For some high volume production and manufacturing jobs, bump fire nail guns may be in use to help reduce the risk of musculoskeletal injuries (e.g. strains and sprains). A bump fire or bounce fire nail gun allows nails to be driven by holding the trigger in the firing position and pressing the barrel or muzzle against the work piece.

Safe use

Operators can get into the dangerous habit of carrying the nail gun with the trigger depressed. If the muzzle bumps onto an object, the nail gun may inadvertently discharge.

This can result in operators discharging nails into their legs, hands and other body parts.

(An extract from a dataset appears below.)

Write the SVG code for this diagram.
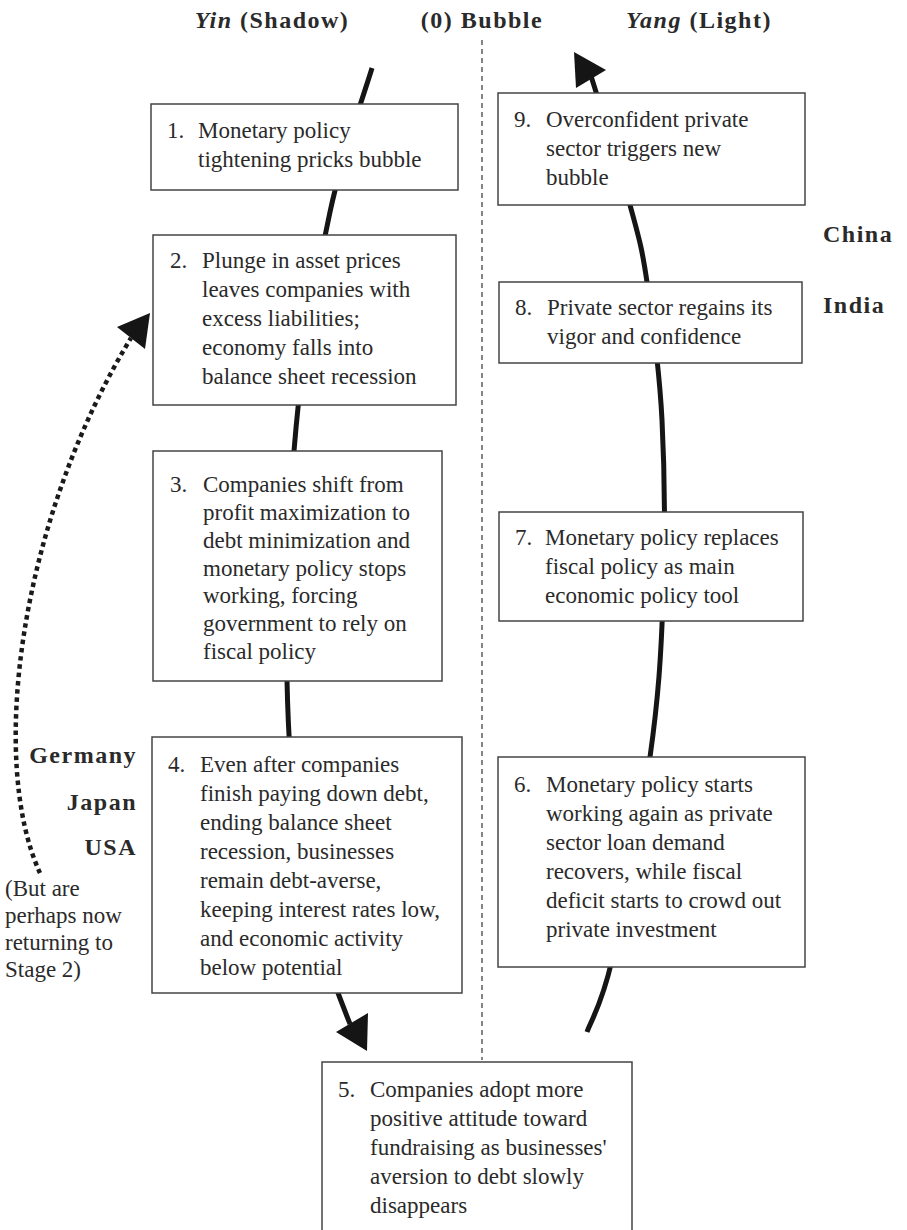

Nails can also inadvertently ricochet around the work area, with the risk of hitting and injuring others.

In such cases, nail guns in the bump fire mode should be used with the aid of specially laid out work areas and jigs to hold the work pieces.

This will reduce the need for an operator’s hands and legs to be near the job while nailing is carried out.

Workers must take all practicable steps to keep themselves safe in the workplace and ensure they do not place others at risk of harm.

Risk control measures

There are a number of ways to reduce the risk of injuries by:

  • providing workers with training and instruction in their safe use, including what to do if the nail gun malfunctions
    • apprentices should only use nail guns under strict supervision
  • replacing bump fire nail guns with sequential (only) firing nail guns, wherever possible
  • avoiding the use of bump fire nail guns, including those with a switchable trigger mechanism, where the operator is required to climb ladders or other elevated areas with a loaded nail gun
  • when working at height, operators work from a platform as nail guns are designed to be used with two hands and recoil when fired
  • ensuring nail guns are not held above the line of the workers shoulders
  • regularly checking and maintaining nail guns according to manufacturer’s specifications
  • inspecting timber surfaces for cracks or knots prior to their use
  • placing signage appropriately to warn that a nailing tool is in use
  • excluding other workers from the area where the nail gun is being used, wherever possible
  • wearing eye protection, hearing protection and additional personal protective equipment
  • workers take regular breaks to address the ergonomic risks associated with their long-term and repetitive use.